* Start *

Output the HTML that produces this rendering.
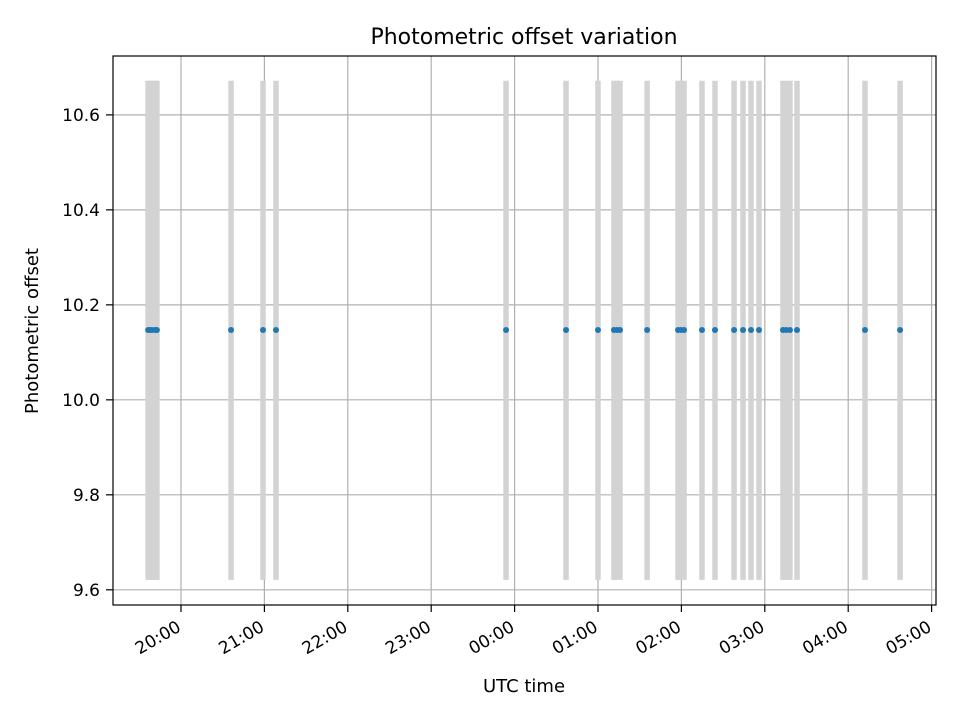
<!DOCTYPE html>
<html><head><meta charset="utf-8"><style>
body{margin:0;background:#fff}
svg text{font-family:"DejaVu Sans","Liberation Sans",sans-serif;fill:#000}
</style></head><body>
<svg id="chart" width="960" height="720">
<rect width="960" height="720" fill="#fff"/>
<g id="grid"></g><g id="marks"></g>
<rect x="113" y="56" width="823" height="549" fill="none" stroke="#000" stroke-width="1.2"/>
<g id="axes"></g>
<text x="524" y="44" text-anchor="middle" font-size="22">Photometric offset variation</text>
<text x="524" y="692" text-anchor="middle" font-size="18">UTC time</text>
<text transform="translate(38,331) rotate(-90)" text-anchor="middle" font-size="18">Photometric offset</text>
</svg>
<script>
const times = ["19:36:20","19:37:40","19:39:05","19:41:20","19:42:40","20:36:00","20:59:00","21:08:20","23:53:50","00:37:00","01:00:00","01:11:30","01:13:40","01:15:50","01:35:20","01:57:35","01:59:40","02:01:55","02:14:50","02:24:10","02:37:55","02:44:20","02:50:05","02:55:50","03:13:05","03:15:20","03:18:05","03:23:10","04:12:05","04:37:20"];
const offsets = [10.147,10.147,10.147,10.147,10.147,10.147,10.147,10.147,10.147,10.147,10.147,10.147,10.147,10.147,10.147,10.147,10.147,10.147,10.147,10.147,10.147,10.147,10.147,10.147,10.147,10.147,10.147,10.147,10.147,10.147];
const yTicks = [9.6,9.8,10.0,10.2,10.4,10.6];
const yTickLabels = ["9.6","9.8","10.0","10.2","10.4","10.6"];
const xTickLabels = ["20:00","21:00","22:00","23:00","00:00","01:00","02:00","03:00","04:00","05:00"];
const spanMin = 9.621, spanMax = 10.672;

const NS="http://www.w3.org/2000/svg";
const X0=113,X1=936,Y0=605,Y1=56;
const xMin=-0.8153, xMax=9.0528; // hours after 20:00
const yMin=9.568, yMax=10.724;
function hrs(s){const p=s.split(":").map(Number);let h=p[0]+p[1]/60+(p[2]||0)/3600;if(h<12)h+=24;return h-20;}
function xs(h){return X0+(h-xMin)/(xMax-xMin)*(X1-X0);}
function ys(v){return Y0-(v-yMin)/(yMax-yMin)*(Y0-Y1);}
function mk(tag,at,parent){const e=document.createElementNS(NS,tag);for(const k in at)e.setAttribute(k,at[k]);parent.appendChild(e);return e;}
const grid=document.getElementById('grid'),marks=document.getElementById('marks'),axes=document.getElementById('axes');
yTicks.forEach((v,i)=>{const y=ys(v);
 const g=mk('line',{x1:X0,x2:X1,y1:y,y2:y,stroke:'#b0b0b0','stroke-width':1.2},grid);
 
 
 const t=mk('line',{x1:X0-7,x2:X0,y1:y,y2:y,stroke:'#000','stroke-width':1.2},axes);
 
 
 const l=mk('text',{x:X0-13,y:y+6,'text-anchor':'end','font-size':17},axes);l.textContent=yTickLabels[i];
 
 
});
xTickLabels.forEach((s,i)=>{const x=xs(hrs(s));
 const g=mk('line',{x1:x,x2:x,y1:Y1,y2:Y0,stroke:'#b0b0b0','stroke-width':1.2},grid);
 
 
 const t=mk('line',{x1:x,x2:x,y1:Y0,y2:Y0+7,stroke:'#000','stroke-width':1.2},axes);
 
 
 const ax=x-2, ay=631;
 const l=mk('text',{x:ax,y:ay,'text-anchor':'end','font-size':17,transform:`rotate(-30 ${ax} ${ay-6})`},axes);l.textContent=s;
 
 
});
times.forEach(s=>{const x=xs(hrs(s));
 const b=mk('line',{x1:x,x2:x,y1:ys(spanMax),y2:ys(spanMin),stroke:'#d3d3d3','stroke-width':5.5},marks);
 
 
});
times.forEach((s,i)=>{const c=mk('circle',{cx:xs(hrs(s)),cy:ys(offsets[i]),r:3,fill:'#1f77b4'},marks);
 
 
});
</script>
</body></html>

* End *

Pictures excluded, repeat exactly the lines from the top of the material through the line with "const spanMin = 9.621, spanMax = 10.672;", including both of those lines.

**The reply:**
Output the HTML that produces this rendering.
<!DOCTYPE html>
<html><head><meta charset="utf-8"><style>
body{margin:0;background:#fff}
svg text{font-family:"DejaVu Sans","Liberation Sans",sans-serif;fill:#000}
</style></head><body>
<svg id="chart" width="960" height="720">
<rect width="960" height="720" fill="#fff"/>
<g id="grid"></g><g id="marks"></g>
<rect x="113" y="56" width="823" height="549" fill="none" stroke="#000" stroke-width="1.2"/>
<g id="axes"></g>
<text x="524" y="44" text-anchor="middle" font-size="22">Photometric offset variation</text>
<text x="524" y="692" text-anchor="middle" font-size="18">UTC time</text>
<text transform="translate(38,331) rotate(-90)" text-anchor="middle" font-size="18">Photometric offset</text>
</svg>
<script>
const times = ["19:36:20","19:37:40","19:39:05","19:41:20","19:42:40","20:36:00","20:59:00","21:08:20","23:53:50","00:37:00","01:00:00","01:11:30","01:13:40","01:15:50","01:35:20","01:57:35","01:59:40","02:01:55","02:14:50","02:24:10","02:37:55","02:44:20","02:50:05","02:55:50","03:13:05","03:15:20","03:18:05","03:23:10","04:12:05","04:37:20"];
const offsets = [10.147,10.147,10.147,10.147,10.147,10.147,10.147,10.147,10.147,10.147,10.147,10.147,10.147,10.147,10.147,10.147,10.147,10.147,10.147,10.147,10.147,10.147,10.147,10.147,10.147,10.147,10.147,10.147,10.147,10.147];
const yTicks = [9.6,9.8,10.0,10.2,10.4,10.6];
const yTickLabels = ["9.6","9.8","10.0","10.2","10.4","10.6"];
const xTickLabels = ["20:00","21:00","22:00","23:00","00:00","01:00","02:00","03:00","04:00","05:00"];
const spanMin = 9.621, spanMax = 10.672;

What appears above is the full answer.